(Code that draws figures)
□ □ □ □ □

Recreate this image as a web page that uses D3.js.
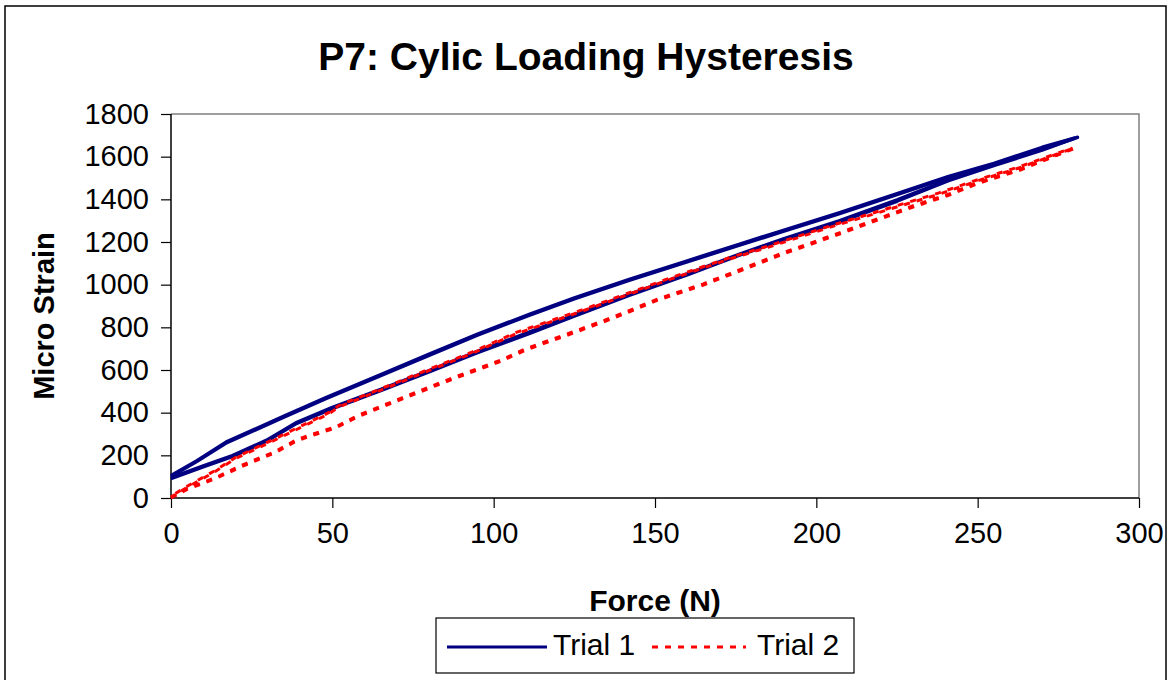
<!DOCTYPE html>
<html>
<head>
<meta charset="utf-8">
<script src="https://cdn.jsdelivr.net/npm/d3@7"></script>
<style>
  body { margin: 0; background: #fff; }
  svg text { font-family: Arial, "Liberation Sans", sans-serif; fill: #000; }
</style>
</head>
<body>
<svg id="chart"></svg>
<script>
let width = 1172;
let height = 680;

// ticks
let forceTicks = [0, 50, 100, 150, 200, 250, 300];
let strainTicks = [0, 200, 400, 600, 800, 1000, 1200, 1400, 1600, 1800];

// Trial 1 - [force N, micro strain], loading then unloading, two cycles
let trial1CycleA = [[0,90],[10,145],[19,193],[30,268],[39,349],[50,418],[65,502],[80,590],[95,680],[111,770],[125,852],[142,949],[160,1045],[176,1136],[190,1210],[207,1292],[225,1390],[241,1487],[255,1557],[270,1630],[280,1685],
                    [280,1688],[270,1640],[255,1565],[241,1502],[225,1421],[207,1331],[190,1250],[176,1183],[160,1106],[142,1019],[125,932],[111,855],[95,762],[80,668],[65,572],[48,465],[35,378],[17,256],[8,170],[0,100]];
let trial1CycleB = [[0,96],[10,152],[19,200],[30,275],[39,356],[50,426],[65,510],[80,598],[95,688],[111,778],[125,860],[142,956],[160,1052],[176,1143],[190,1217],[207,1300],[225,1398],[241,1493],[255,1562],[270,1634],[281,1690],
                    [281,1692],[270,1645],[255,1570],[241,1508],[225,1428],[207,1338],[190,1257],[176,1190],[160,1113],[142,1026],[125,939],[111,862],[95,769],[80,676],[65,580],[48,472],[35,385],[17,263],[8,176],[0,106]];

// Trial 2
let trial2CycleA = [[0,3],[5,45],[14,97],[22,154],[32,216],[39,274],[46,310],[51,333],[58,388],[71,466],[84,544],[92,590],[102,645],[110,700],[123,770],[137,848],[151,934],[165,1004],[173,1051],[190,1151],[209,1253],[230,1370],[241,1424],[250,1479],[263,1541],[280,1638],
                    [280,1642],[263,1548],[250,1487],[238,1424],[221,1346],[204,1268],[185,1175],[173,1120],[155,1027],[128,879],[119,832],[107,770],[93,676],[80,598],[70,536],[52,427],[49,395],[31,263],[20,185],[13,118],[5,50],[0,5]];
let trial2CycleB = [[0,0],[5,40],[14,92],[22,148],[32,210],[39,268],[46,304],[51,328],[58,382],[71,460],[84,538],[92,584],[102,639],[110,694],[123,764],[137,842],[151,928],[165,998],[173,1045],[190,1145],[209,1247],[230,1364],[241,1419],[250,1474],[263,1536],[279,1634],
                    [279,1639],[263,1553],[250,1492],[238,1430],[221,1352],[204,1274],[185,1181],[173,1126],[155,1033],[128,885],[119,838],[107,776],[93,682],[80,604],[70,542],[52,433],[49,401],[31,269],[20,190],[13,123],[5,55],[0,8]];

let series = [
  {name: "Trial 1", cycles: [trial1CycleA, trial1CycleB], colour: "#000080", dash: null},
  {name: "Trial 2", cycles: [trial2CycleA, trial2CycleB], colour: "#ff0000", dash: "6,7"}
];

let margin = {left: 171, right: 1139, top: 114, bottom: 498};

let svg = d3.select("#chart")
  .attr("width", width)
  .attr("height", height);

// outer chart border
svg.append("rect")
  .attr("x", 5).attr("y", 6)
  .attr("width", 1161).attr("height", 690)
  .attr("fill", "#fff")
  .attr("stroke", "#000")
  .attr("stroke-width", 1.5);

let x = d3.scaleLinear().domain([0, 300]).range([margin.left, margin.right]);
let y = d3.scaleLinear().domain([0, 1800]).range([margin.bottom, margin.top]);

// plot area frame (top / right in gray)
svg.append("path")
  .attr("d", `M${margin.left},${margin.top}H${margin.right}V${margin.bottom}`)
  .attr("fill", "none")
  .attr("stroke", "#808080")
  .attr("stroke-width", 1.5);

// title
svg.append("text")
  .attr("x", 586)
  .attr("y", 70)
  .attr("text-anchor", "middle")
  .style("font-size", "39px")
  .style("font-weight", "bold")
  .text("P7: Cylic Loading Hysteresis");

// axes
let yAxis = svg.append("g")
  .attr("transform", `translate(${margin.left},0)`)
  .call(d3.axisLeft(y).tickValues(strainTicks).tickSize(10).tickPadding(12).tickFormat(d3.format("d")));

let xAxis = svg.append("g")
  .attr("transform", `translate(0,${margin.bottom})`)
  .call(d3.axisBottom(x).tickValues(forceTicks).tickSize(10).tickPadding(14).tickFormat(d3.format("d")));

[xAxis, yAxis].forEach(a => {
  a.select(".domain").attr("stroke", "#000").attr("stroke-width", 1.5);
  a.selectAll(".tick line").attr("stroke", "#000").attr("stroke-width", 1.2);
  a.selectAll(".tick text")
    .style("font-size", "29px")
    .style("font-family", "Arial, 'Liberation Sans', sans-serif");
});
// plain domain lines, no outer stubs
yAxis.select(".domain").attr("d", `M0,${margin.top}V${margin.bottom}`);
xAxis.select(".domain").attr("d", `M${margin.left},0H${margin.right}`);

// axis titles
svg.append("text")
  .attr("x", 655)
  .attr("y", 611)
  .attr("text-anchor", "middle")
  .style("font-size", "30px")
  .style("font-weight", "bold")
  .text("Force (N)");

svg.append("text")
  .attr("transform", "translate(54,316) rotate(-90)")
  .attr("text-anchor", "middle")
  .style("font-size", "29px")
  .style("font-weight", "bold")
  .text("Micro Strain");

// lines
let line = d3.line()
  .x(d => x(d[0]))
  .y(d => y(d[1]));

series.forEach(s => {
  svg.append("g")
    .selectAll("path")
    .data(s.cycles)
    .enter()
    .append("path")
      .attr("d", line)
      .attr("fill", "none")
      .attr("stroke", s.colour)
      .attr("stroke-width", 3)
      .attr("stroke-linejoin", "round")
      .attr("stroke-dasharray", s.dash);
});

// legend
let legend = svg.append("g");
legend.append("rect")
  .attr("x", 436).attr("y", 618)
  .attr("width", 418).attr("height", 55)
  .attr("fill", "#fff")
  .attr("stroke", "#000")
  .attr("stroke-width", 1.2);

let legendItems = [{x1: 447, x2: 547, tx: 553}, {x1: 652, x2: 746, tx: 757}];
legend.selectAll(".item")
  .data(series)
  .enter()
  .append("g")
  .each(function(d, i) {
    let g = d3.select(this);
    let pos = legendItems[i];
    g.append("line")
      .attr("x1", pos.x1).attr("x2", pos.x2)
      .attr("y1", 647).attr("y2", 647)
      .attr("stroke", d.colour)
      .attr("stroke-width", 3)
      .attr("stroke-dasharray", d.dash);
    g.append("text")
      .attr("x", pos.tx)
      .attr("y", 655)
      .style("font-size", "30px")
      .text(d.name);
  });
</script>
</body>
</html>
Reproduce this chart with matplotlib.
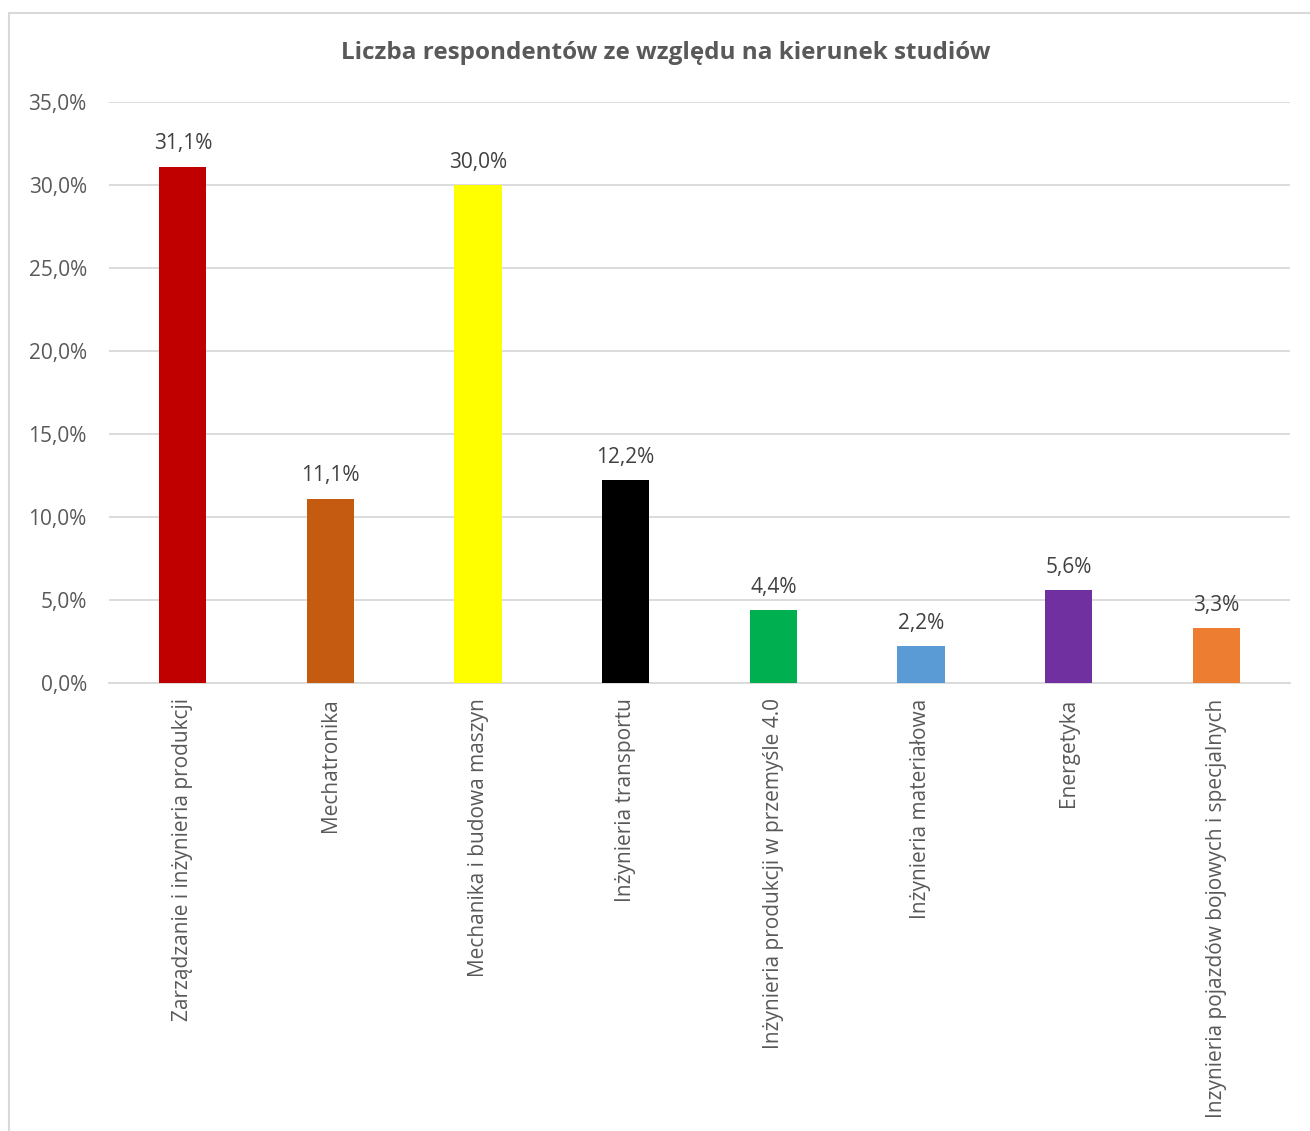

□ □ □ □ □

### [WHAT NEEDS TO BE DONE]
Please give again the entries word for word, starting at the first line and ending with the line that contains "1400, 1600, 1800];"; include both of those lines but none of the pictures.

### [FULL RESPONSE]
Recreate this image as a web page that uses D3.js.
<!DOCTYPE html>
<html>
<head>
<meta charset="utf-8">
<script src="https://cdn.jsdelivr.net/npm/d3@7"></script>
<style>
  body { margin: 0; background: #fff; }
  svg text { font-family: Arial, "Liberation Sans", sans-serif; fill: #000; }
</style>
</head>
<body>
<svg id="chart"></svg>
<script>
let width = 1172;
let height = 680;

// ticks
let forceTicks = [0, 50, 100, 150, 200, 250, 300];
let strainTicks = [0, 200, 400, 600, 800, 1000, 1200, 1400, 1600, 1800];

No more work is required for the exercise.